(Plotting code records)
....
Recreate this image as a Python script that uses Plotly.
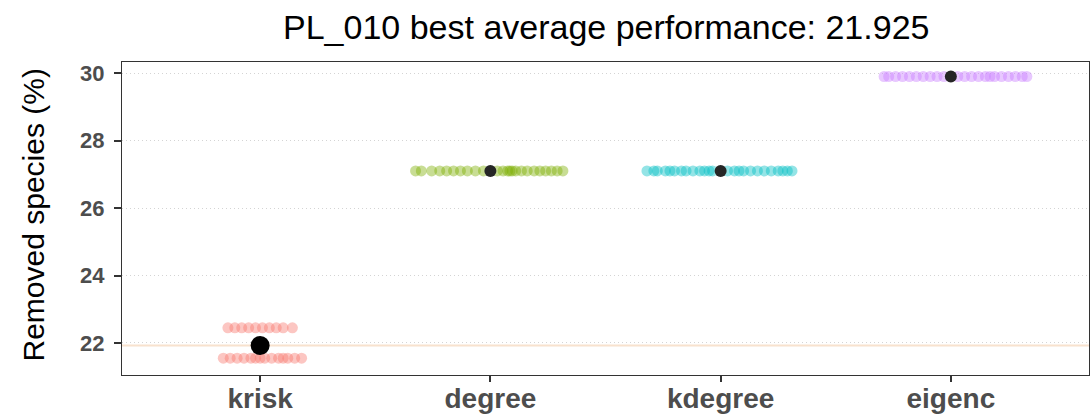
import plotly.graph_objects as go

# Heuristics compared on network PL_010
methods = ["krisk", "degree", "kdegree", "eigenc"]
colors = ["#F8766D", "#7CAE00", "#00BFC4", "#C77CFF"]

# Removed species (%) per run, one list per heuristic
krisk_vals = [22.45] * 10 + [21.55] * 14
degree_vals = [27.1] * 24
kdegree_vals = [27.1] * 25
eigenc_vals = [29.9] * 22

# Horizontal jitter offsets (in category units) for each run
krisk_jit = [-0.14, -0.11, -0.08, -0.05, -0.02, 0.01, 0.04, 0.07, 0.10, 0.14,
             -0.16, -0.13, -0.10, -0.07, -0.04, -0.02, 0.0, 0.02, 0.05, 0.08,
             0.10, 0.12, 0.15, 0.18]
degree_jit = [-0.325, -0.30, -0.255, -0.22, -0.19, -0.16, -0.13, -0.10, -0.065,
              -0.03, 0.03, 0.055, 0.075, 0.085, 0.095, 0.11, 0.135, 0.16, 0.19,
              0.215, 0.24, 0.265, 0.29, 0.315]
kdegree_jit = [-0.32, -0.29, -0.275, -0.24, -0.22, -0.20, -0.17, -0.15, -0.12,
               -0.09, -0.07, -0.05, -0.035, 0.03, 0.06, 0.08, 0.10, 0.13, 0.16,
               0.19, 0.22, 0.25, 0.27, 0.29, 0.31]
eigenc_jit = [-0.29, -0.27, -0.24, -0.21, -0.18, -0.15, -0.12, -0.09, -0.06,
              -0.03, 0.03, 0.06, 0.09, 0.12, 0.15, 0.17, 0.19, 0.22, 0.25, 0.28,
              0.31, 0.33]

values = [krisk_vals, degree_vals, kdegree_vals, eigenc_vals]
jitters = [krisk_jit, degree_jit, kdegree_jit, eigenc_jit]

y_ticks = [22, 24, 26, 28, 30]

means = [sum(v) / len(v) for v in values]
best = min(means)

FONT = "Liberation Sans, Arial, sans-serif"
fig = go.Figure()

# Best average shown as a reference line behind the points
fig.add_shape(type="line", xref="paper", x0=0, x1=1, yref="y", y0=best, y1=best,
              line=dict(color="#F8E2CE", width=2), layer="below")

for i, (name, vals, jit, col) in enumerate(zip(methods, values, jitters, colors)):
    fig.add_trace(go.Scatter(
        x=[i + j for j in jit], y=vals, mode="markers",
        marker=dict(color=col, size=11, opacity=0.42, line=dict(width=0)),
        hoverinfo="skip", showlegend=False,
    ))

# Group means; the best heuristic gets a bigger, black marker
for i, m in enumerate(means):
    is_best = m == best
    fig.add_trace(go.Scatter(
        x=[i], y=[m], mode="markers",
        marker=dict(color="#000000" if is_best else "#262626",
                    size=19 if is_best else 12, line=dict(width=0)),
        showlegend=False,
    ))

fig.update_layout(
    width=1090, height=417,
    margin=dict(l=122, r=1, t=62, b=42, autoexpand=False),
    paper_bgcolor="white", plot_bgcolor="white",
    font=dict(family=FONT, color="#000000"),
    annotations=[
        dict(text=f"PL_010 best average performance: {best:.3f}",
             xref="paper", yref="paper", x=0.5, y=1, yshift=35,
             xanchor="center", yanchor="middle", showarrow=False,
             font=dict(size=34, color="#000000", family=FONT)),
        dict(text="Removed species (%)", xref="paper", yref="paper",
             x=0, xshift=-89, y=0.5, yshift=3, textangle=-90,
             xanchor="center", yanchor="middle", showarrow=False,
             font=dict(size=30, color="#000000", family=FONT)),
    ],
)

fig.update_xaxes(
    range=[-0.6, 3.6], tickmode="array", tickvals=list(range(len(methods))),
    ticktext=[f"<b>{m}</b>" for m in methods],
    tickfont=dict(size=28, color="#4D4D4D", family=FONT),
    ticks="outside", ticklen=6, tickwidth=1.5, tickcolor="#333333",
    ticklabelstandoff=-8,
    showgrid=False, zeroline=False, automargin=False,
    showline=True, mirror=True, linecolor="#333333", linewidth=1.2,
)
fig.update_yaxes(
    range=[21.05, 30.33], tickmode="array", tickvals=y_ticks,
    ticktext=[f"<b>{t}</b>" for t in y_ticks],
    tickfont=dict(size=22, color="#4D4D4D", family=FONT),
    ticks="outside", ticklen=7, tickwidth=1.5, tickcolor="#333333",
    ticklabelstandoff=5,
    showgrid=True, gridcolor="#D4D4D4", gridwidth=1, griddash="1px,3px",
    zeroline=False, automargin=False,
    showline=True, mirror=True, linecolor="#333333", linewidth=1.2,
)

fig.write_html("out.html")
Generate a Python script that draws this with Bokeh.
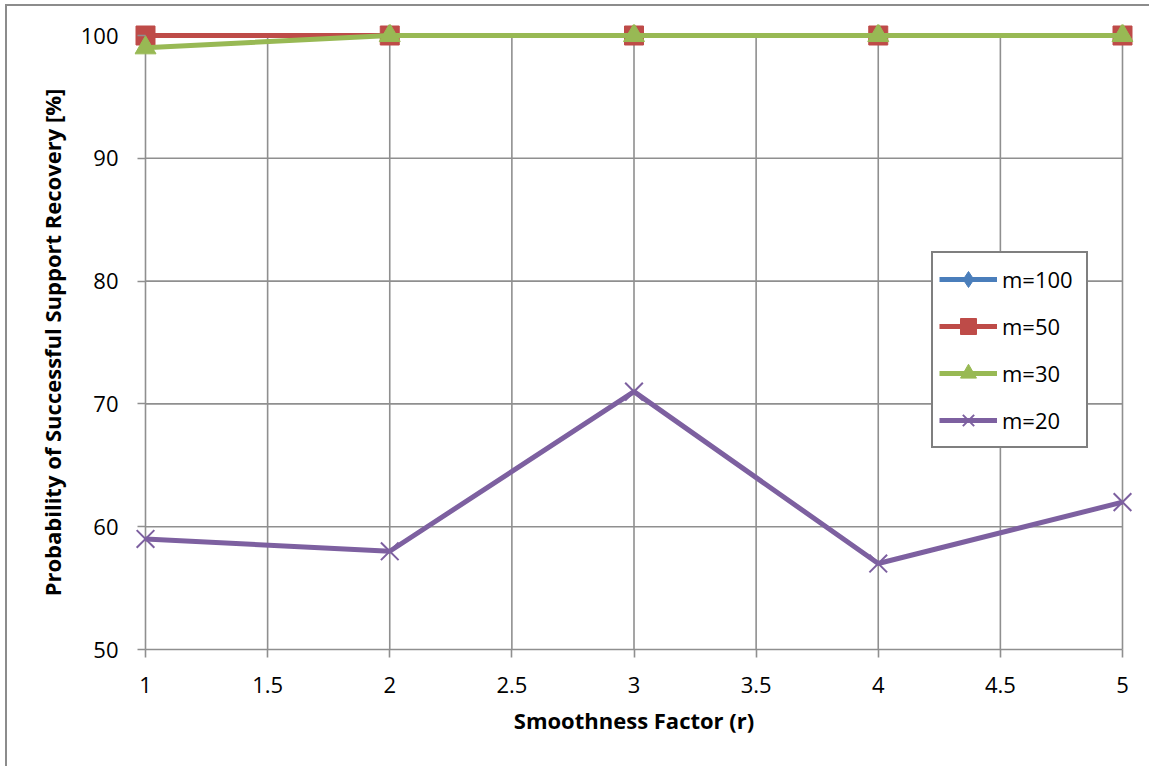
....
Copy every line of the data exactly as written, excluding the pictures.

Recreate this image as a Python script that uses Plotly.
import plotly.graph_objects as go

# Heuristics compared on network PL_010
methods = ["krisk", "degree", "kdegree", "eigenc"]
colors = ["#F8766D", "#7CAE00", "#00BFC4", "#C77CFF"]

# Removed species (%) per run, one list per heuristic
krisk_vals = [22.45] * 10 + [21.55] * 14
degree_vals = [27.1] * 24
kdegree_vals = [27.1] * 25
eigenc_vals = [29.9] * 22

# Horizontal jitter offsets (in category units) for each run
krisk_jit = [-0.14, -0.11, -0.08, -0.05, -0.02, 0.01, 0.04, 0.07, 0.10, 0.14,
             -0.16, -0.13, -0.10, -0.07, -0.04, -0.02, 0.0, 0.02, 0.05, 0.08,
             0.10, 0.12, 0.15, 0.18]
degree_jit = [-0.325, -0.30, -0.255, -0.22, -0.19, -0.16, -0.13, -0.10, -0.065,
              -0.03, 0.03, 0.055, 0.075, 0.085, 0.095, 0.11, 0.135, 0.16, 0.19,
              0.215, 0.24, 0.265, 0.29, 0.315]
kdegree_jit = [-0.32, -0.29, -0.275, -0.24, -0.22, -0.20, -0.17, -0.15, -0.12,
               -0.09, -0.07, -0.05, -0.035, 0.03, 0.06, 0.08, 0.10, 0.13, 0.16,
               0.19, 0.22, 0.25, 0.27, 0.29, 0.31]
eigenc_jit = [-0.29, -0.27, -0.24, -0.21, -0.18, -0.15, -0.12, -0.09, -0.06,
              -0.03, 0.03, 0.06, 0.09, 0.12, 0.15, 0.17, 0.19, 0.22, 0.25, 0.28,
              0.31, 0.33]

values = [krisk_vals, degree_vals, kdegree_vals, eigenc_vals]
jitters = [krisk_jit, degree_jit, kdegree_jit, eigenc_jit]

y_ticks = [22, 24, 26, 28, 30]

means = [sum(v) / len(v) for v in values]
best = min(means)

FONT = "Liberation Sans, Arial, sans-serif"
fig = go.Figure()

# Best average shown as a reference line behind the points
fig.add_shape(type="line", xref="paper", x0=0, x1=1, yref="y", y0=best, y1=best,
              line=dict(color="#F8E2CE", width=2), layer="below")

for i, (name, vals, jit, col) in enumerate(zip(methods, values, jitters, colors)):
    fig.add_trace(go.Scatter(
        x=[i + j for j in jit], y=vals, mode="markers",
        marker=dict(color=col, size=11, opacity=0.42, line=dict(width=0)),
        hoverinfo="skip", showlegend=False,
    ))

# Group means; the best heuristic gets a bigger, black marker
for i, m in enumerate(means):
    is_best = m == best
    fig.add_trace(go.Scatter(
        x=[i], y=[m], mode="markers",
        marker=dict(color="#000000" if is_best else "#262626",
                    size=19 if is_best else 12, line=dict(width=0)),
        showlegend=False,
    ))

fig.update_layout(
    width=1090, height=417,
    margin=dict(l=122, r=1, t=62, b=42, autoexpand=False),
    paper_bgcolor="white", plot_bgcolor="white",
    font=dict(family=FONT, color="#000000"),
    annotations=[
        dict(text=f"PL_010 best average performance: {best:.3f}",
             xref="paper", yref="paper", x=0.5, y=1, yshift=35,
             xanchor="center", yanchor="middle", showarrow=False,
             font=dict(size=34, color="#000000", family=FONT)),
        dict(text="Removed species (%)", xref="paper", yref="paper",
             x=0, xshift=-89, y=0.5, yshift=3, textangle=-90,
             xanchor="center", yanchor="middle", showarrow=False,
             font=dict(size=30, color="#000000", family=FONT)),
    ],
)

fig.update_xaxes(
    range=[-0.6, 3.6], tickmode="array", tickvals=list(range(len(methods))),
    ticktext=[f"<b>{m}</b>" for m in methods],
    tickfont=dict(size=28, color="#4D4D4D", family=FONT),
    ticks="outside", ticklen=6, tickwidth=1.5, tickcolor="#333333",
    ticklabelstandoff=-8,
    showgrid=False, zeroline=False, automargin=False,
    showline=True, mirror=True, linecolor="#333333", linewidth=1.2,
)
fig.update_yaxes(
    range=[21.05, 30.33], tickmode="array", tickvals=y_ticks,
    ticktext=[f"<b>{t}</b>" for t in y_ticks],
    tickfont=dict(size=22, color="#4D4D4D", family=FONT),
    ticks="outside", ticklen=7, tickwidth=1.5, tickcolor="#333333",
    ticklabelstandoff=5,
    showgrid=True, gridcolor="#D4D4D4", gridwidth=1, griddash="1px,3px",
    zeroline=False, automargin=False,
    showline=True, mirror=True, linecolor="#333333", linewidth=1.2,
)

fig.write_html("out.html")
Generate a Python script that draws this with Bokeh.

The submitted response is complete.